While JPMorgan Chase refused to comment yesterday, it is thought that the American bank may be considering making half of the 14,000 Bear staff redundant.
JPMorgan Chase is expecting the deal to cost $6 billion (£3 billion) in expenses, from severance and retention to waves of litigation and asset writedowns. That comes after $30 billion of Bear’s bonds were underwritten by the US Federal Reserve.
Shares in Bear Stearns, which was acquired by JPMorgan Chase for about $240 million — representing a 94 per cent discount to Friday’s closing price, collapsed 84 per cent to $4.81, still above the $2 per share offer price. The deal was unanimously recommended by the Bear board but still requires shareholder approval.
Redundancy talks began as it emerged that JPMorgan Chase has not invested a single cent in its all share purchase of Bear. Yesterday, it became clear that the credit line, of an undisclosed sum, offered by JPMorgan Chase to Bear on Thursday night to keep the struggling bank afloat, used rescue funds which had been provided by the Federal Reserve Bank of New York.
Jim Rogers, who co-founded the Quantum Hedge Fund with George Soros in the 1970s, said: “Jamie Dimon has done a great deal because the Federal Reserve is paying for it.”
Yesterday, executives who run JPMorgan Chase’s divisions such as investment banking and fixed income, walked over 47th Street in Midtown Manhattan to their neighbour Bear Stearns and began talks about integration.

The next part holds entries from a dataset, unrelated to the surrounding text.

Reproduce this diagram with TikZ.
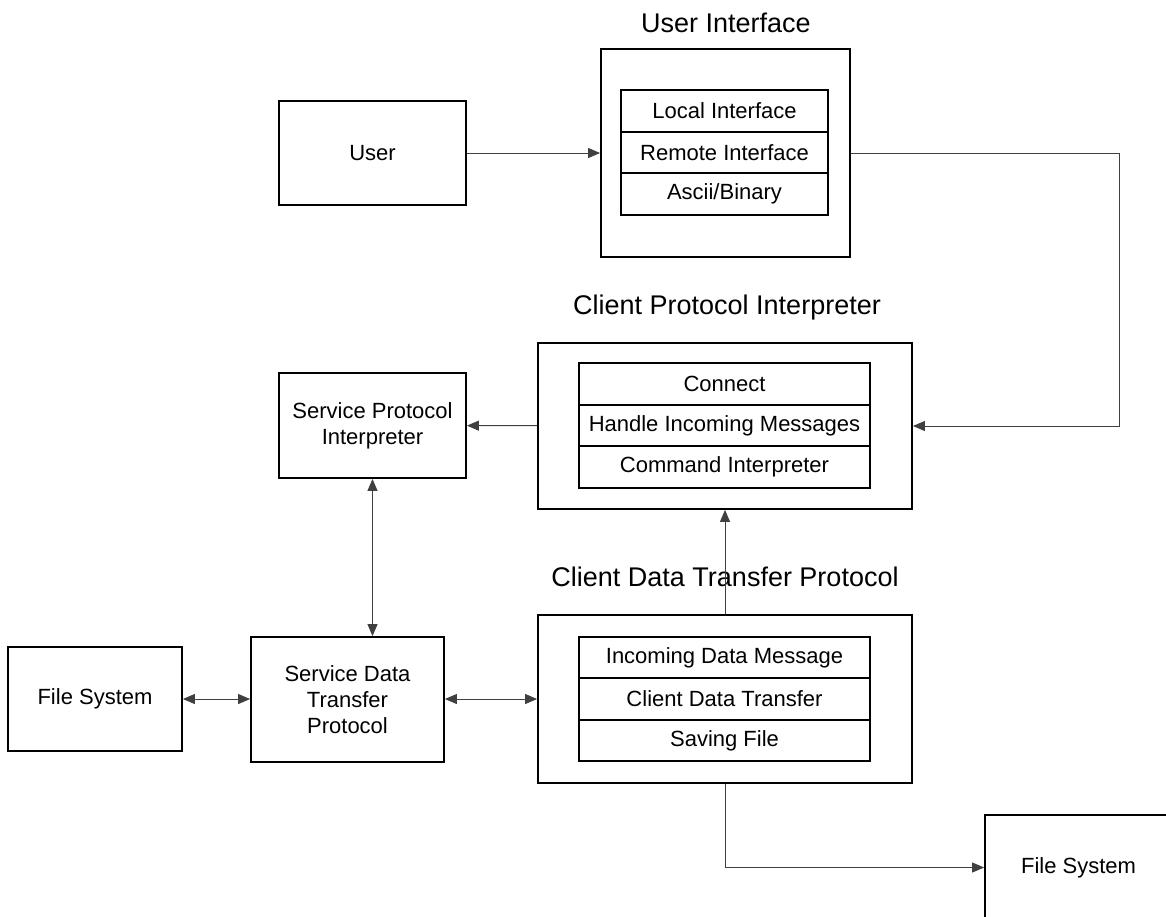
\documentclass[tikz,border=0pt]{standalone}
\usepackage{fontspec}
\setmainfont{Liberation Sans}
\usetikzlibrary{arrows.meta}

\begin{document}
\begin{tikzpicture}[x=0.5pt, y=-0.5pt,
        box/.style={draw, line width=0.9pt, inner sep=0pt, align=center, font=\fontsize{11}{13}\selectfont},
        row/.style={box, minimum height=20.75pt},
        title/.style={font=\fontsize{13.5}{16}\selectfont},
        link/.style={line width=0.5pt, draw=black!75},
        tip/.style={-{Triangle[length=6pt, width=5pt]}},
        both/.style={{Triangle[length=6pt, width=5pt]}-{Triangle[length=6pt, width=5pt]}}]
        \useasboundingbox (0,0) rectangle (1166,916);

        % User and the user interface
        \node[box, minimum width=93.5pt, minimum height=52pt] (user) at (372.5,153) {User};
        \node[title] (uititle) at (726,23) {User Interface};
        \node[box, minimum width=124.5pt, minimum height=104pt] (ui) at (725.5,153) {};
        \node[row, minimum width=103.5pt] (local) at (724.5,111) {Local Interface};
        \node[row, minimum width=103.5pt] (remote) at (724.5,152.5) {Remote Interface};
        \node[row, minimum width=103.5pt] (ascii) at (724.5,194) {Ascii/Binary};

        % Client protocol interpreter
        \node[title] (cpititle) at (727,308) {Client Protocol Interpreter};
        \node[box, minimum width=187pt, minimum height=83pt] (cpi) at (725,426) {};
        \node[row, minimum width=145.5pt] (connect) at (724.5,384) {Connect};
        \node[row, minimum width=145.5pt] (handle) at (724.5,425.5) {Handle Incoming Messages};
        \node[row, minimum width=145.5pt] (command) at (724.5,467) {Command Interpreter};

        % Service side
        \node[box, minimum width=93.5pt, minimum height=52.5pt] (spi) at (372.5,425.5) {Service Protocol\\Interpreter};
        \node[box, minimum width=96.5pt, minimum height=62.5pt] (sdtp) at (347.5,699.5) {Service Data\\Transfer\\Protocol};
        \node[box, minimum width=87pt, minimum height=52pt] (fsleft) at (95,699) {File System};

        % Client data transfer protocol
        \node[title] (cdtptitle) at (725,577) {Client Data Transfer Protocol};
        \node[box, minimum width=187pt, minimum height=84pt] (cdtp) at (725,699) {};
        \node[row, minimum width=145.5pt] (incoming) at (724.5,657.5) {Incoming Data Message};
        \node[row, minimum width=145.5pt] (transfer) at (724.5,699) {Client Data Transfer};
        \node[row, minimum width=145.5pt] (saving) at (724.5,740.5) {Saving File};

        \node[box, minimum width=93.5pt, minimum height=52.5pt] (fsright) at (1078.5,867.5) {File System};

        % Connectors
        \coordinate (bend) at (1119,153);
        \draw[link, tip] (user) -- (ui);
        \draw[link, tip] (ui.east) -- (bend) |- (cpi.east);
        \draw[link, tip] (cpi) -- (spi);
        \draw[link, both] (spi.south) -- (spi.south |- sdtp.north);
        \draw[link, both] (fsleft) -- (fsleft -| sdtp.west);
        \draw[link, both] (sdtp.east |- cdtp.west) -- (cdtp.west);
        \draw[link, tip] (cdtp.north) -- (cpi.south);
        \draw[link, tip] (cdtp.south) |- (fsright.west);
\end{tikzpicture}
\end{document}
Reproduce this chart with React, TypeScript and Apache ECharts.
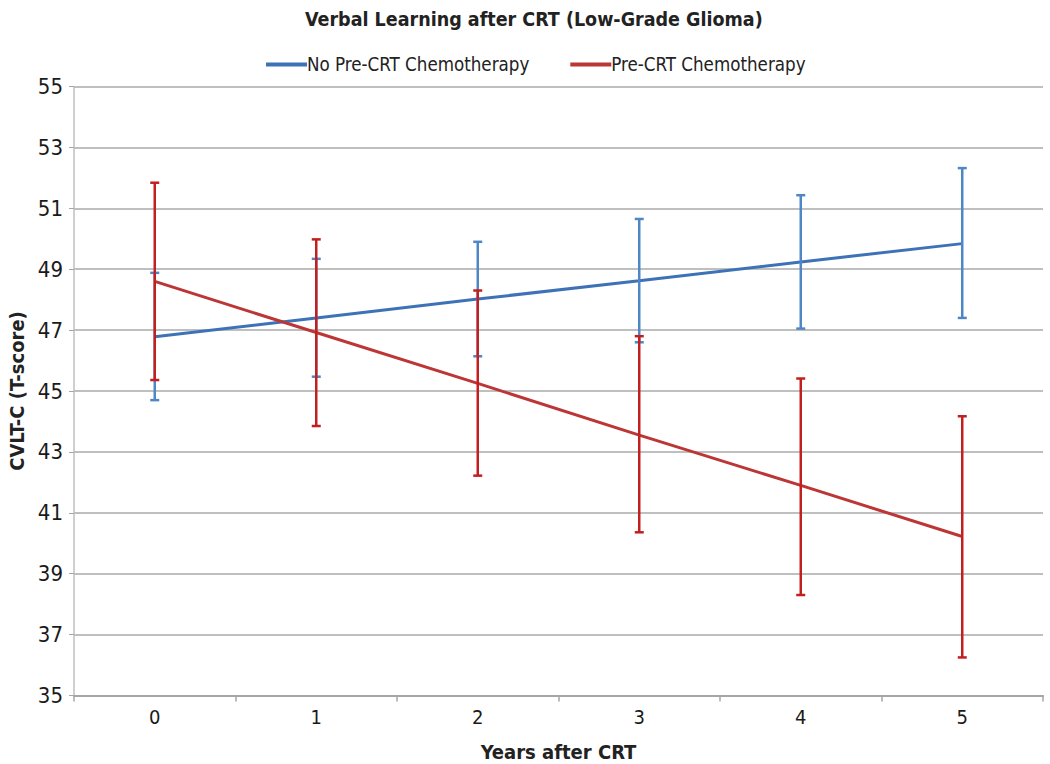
import React, { useEffect, useRef } from "react";
import * as echarts from "echarts";

const years = ["0", "1", "2", "3", "4", "5"];
const noChemoMean = [46.78, 47.4, 48.02, 48.62, 49.24, 49.84];
const noChemoLow = [44.7, 45.47, 46.14, 46.6, 47.05, 47.4];
const noChemoHigh = [48.88, 49.34, 49.9, 50.65, 51.43, 52.32];
const chemoMean = [48.6, 46.92, 45.25, 43.55, 41.9, 40.22];
const chemoLow = [45.36, 43.85, 42.22, 40.36, 38.3, 36.25];
const chemoHigh = [51.84, 49.98, 48.3, 46.8, 45.41, 44.17];
const seriesNames = ["No Pre-CRT Chemotherapy", "Pre-CRT Chemotherapy"];

const FONT = "'Liberation Sans Narrow', 'DejaVu Sans Condensed', sans-serif";
const BLUE = "#3E72B7";
const BLUE_ERR = "#4F86C6";
const RED = "#BC3636";
const RED_ERR = "#C21F1F";

function errorSeries(name: string, low: number[], high: number[], color: string, z: number) {
  return {
    type: "custom",
    name,
    z,
    data: years.map((_, i) => [i, low[i], high[i]]),
    encode: { x: 0, y: [1, 2] },
    renderItem: (params: any, api: any) => {
      const x = api.value(0);
      const lo = api.coord([x, api.value(1)]);
      const hi = api.coord([x, api.value(2)]);
      const half = 4.5;
      const style = { stroke: color, lineWidth: 2.5 };
      return {
        type: "group",
        children: [
          { type: "line", shape: { x1: lo[0], y1: lo[1], x2: hi[0], y2: hi[1] }, style },
          { type: "line", shape: { x1: lo[0] - half, y1: lo[1], x2: lo[0] + half, y2: lo[1] }, style },
          { type: "line", shape: { x1: hi[0] - half, y1: hi[1], x2: hi[0] + half, y2: hi[1] }, style },
        ],
      };
    },
  };
}

export default function App() {
  const ref = useRef<HTMLDivElement>(null);
  useEffect(() => {
    if (!ref.current) return;
    const chart = echarts.init(ref.current, null, { renderer: "svg" });
    chart.setOption({
      animation: false,
      backgroundColor: "#ffffff",
      textStyle: { fontFamily: FONT },
      title: {
        text: "Verbal Learning after CRT (Low-Grade Glioma)",
        left: 300,
        top: 4,
        textStyle: { fontFamily: FONT, fontSize: 19.5, fontWeight: "bold", color: "#222" },
      },
      legend: {
        data: seriesNames,
        top: 50,
        left: 261,
        icon: "rect",
        itemWidth: 41,
        itemHeight: 4,
        itemGap: 41,
        textStyle: { fontFamily: FONT, fontSize: 18.6, color: "#222", padding: [0, 0, 0, -5] },
      },
      grid: {
        left: 74,
        right: 7,
        top: 86.5,
        height: 609,
        containLabel: false,
        outerBoundsMode: "none",
      },
      xAxis: {
        type: "category",
        data: years,
        boundaryGap: true,
        name: "Years after CRT",
        nameLocation: "middle",
        nameGap: 46,
        nameTextStyle: { fontFamily: FONT, fontSize: 20, fontWeight: "bold", color: "#222" },
        axisLine: { lineStyle: { color: "#A6A6A6", width: 2 } },
        axisTick: { show: true, length: 6, lineStyle: { color: "#A6A6A6", width: 1.5 } },
        axisLabel: { fontFamily: FONT, fontSize: 20, color: "#1a1a1a", margin: 11 },
      },
      yAxis: {
        type: "value",
        min: 35,
        max: 55,
        interval: 2,
        name: "CVLT-C (T-score)",
        nameLocation: "middle",
        nameGap: 47,
        nameTextStyle: { fontFamily: FONT, fontSize: 20, fontWeight: "bold", color: "#222" },
        axisLine: { show: true, lineStyle: { color: "#BFBFBF", width: 1.5 } },
        axisTick: { show: true, length: 5, inside: false, lineStyle: { color: "#A6A6A6" } },
        axisLabel: { fontFamily: FONT, fontSize: 22, color: "#1a1a1a", margin: 11 },
        splitLine: { lineStyle: { color: "#BFBFBF", width: 2 } },
      },
      series: [
        {
          type: "line",
          name: seriesNames[0],
          data: noChemoMean,
          symbol: "none",
          z: 2,
          itemStyle: { color: BLUE },
          lineStyle: { color: BLUE, width: 3 },
        },
        errorSeries("noChemoErr", noChemoLow, noChemoHigh, BLUE_ERR, 3),
        {
          type: "line",
          name: seriesNames[1],
          data: chemoMean,
          symbol: "none",
          z: 4,
          itemStyle: { color: RED },
          lineStyle: { color: RED, width: 3 },
        },
        errorSeries("chemoErr", chemoLow, chemoHigh, RED_ERR, 5),
      ],
    });
    return () => chart.dispose();
  }, []);
  return (
    <div
      ref={ref}
      style={{ position: "fixed", left: 0, top: 0, width: 1050, height: 764, background: "#fff" }}
    />
  );
}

Significant redundancies are expected at Bear Stearns, which on Thursday evening, effectively experienced a run on deposits by its customers and counterparts, fearing that one of the world’s largest custodians was about to go bust.
It is understood that JPMorgan Chase wants to keep Bear’s prime brokerage, global clearing platform, equities and energy trading businesses. However, there is significant overlap between Bear and JPMorgan Chase’s fixed income and investment banking divisions — which form the bulk of Bear’s business.
It is not clear whether JPMorgan Chase is seeking to sell the Bear Stearns tower, the bank’s global headquarters, on Madison Avenue, prime Manhattan real estate.
As the integration process was initiated it emerged that Bear Stearns shareholders began to contact lawyers with a view to exploring whether they can sue the company for selling itself at a rock bottom price.
Ira Press, a lawyer at Kirby McInerney, who spoke to angry Bear investors yesterday, said: “I can’t divulge privileged conversations, but shareholders don’t contact me when they are happy with the way things are going with their investments. This is a stock that has gone from 50 to 2 literally overnight, and I also know of people who had assumed that the worst had passed when it closed at 30.”
Jeffrey Nobel, a partner at Schatz Nobel Izard, said: “We’ve been contacted by large individual investors and institutional investors. Suffice to say, we are certainly looking very carefully at it.” Legal experts said that shareholders might sue Bear and its executives for securities fraud, contending that they had failed to disclose the company’s true financial health.
Last night it was reported that Joe Lewis, the billionaire investor, was trying to block JPMorgan Chase’s takeover of Bear in an effort to avert a £500 million personal loss. Mr Lewis’s Tavistock Group holds a 9.4 per cent stake in the stricken bank.